El autor parte de una anécdota relatada por Lacan en el Seminario XI para ilustrar cómo, para el niño, «el significante no es solamente simbólico o pacificador, sino que está vivo, es decir que puede gozar de su vida de significante por sí solo y como tal alcanzar un goce fuera de sentido», goce «traumatizante para el niño porque le escapa en tanto que un otro significante no viene a darle significación». Así, Lacan subraya «los estragos de la palabra [...] cuando no se responde a su llamado». Y, a su vez, la escena en cuestión muestra cómo «el Otro enmarca la experiencia del niño a través de su mirada», «hasta ocupar allí la posición causal que hace que esta escena exista porque es vista.»
Lacadée nos advierte también cómo para Lacan el niño freudiano no es un inocente: «es culpable del goce que extrae usando el significante pero también abandonándose a su masoquismo primordial». Destaca a la vez el hecho de «la neurosis infantil no viene tanto del encuentro traumático con el Otro sino de lo real, del goce en juego en ese encuentro.»
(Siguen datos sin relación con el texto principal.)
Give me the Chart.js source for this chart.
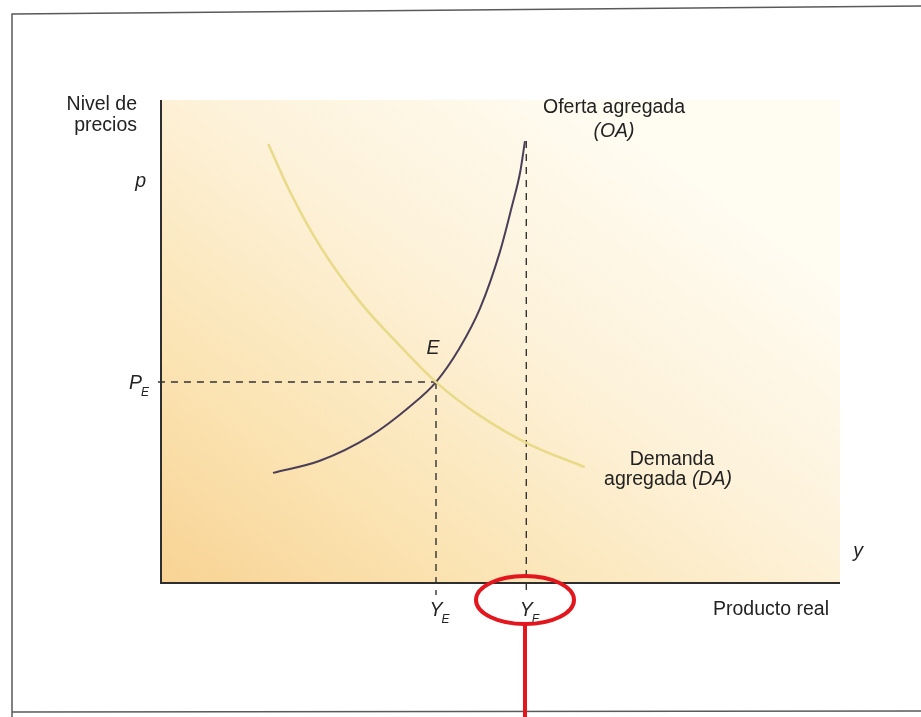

Es que debido al lenguaje, se está siempre en la discordancia del malentendido. Por eso el niño «es un inmigrante en el país de la palabra, en el país donde el llamado puede no encontrar respuesta». Esto supone que «hay para el niño un agujero [trou] en el saber, no puede poner en palabras lo que vive ». Se trata de «una experiencia fuera de sentido, [...] un encuentro con un real que no puede asimilar. El niño lacaniano es pues un niño troumatizado.»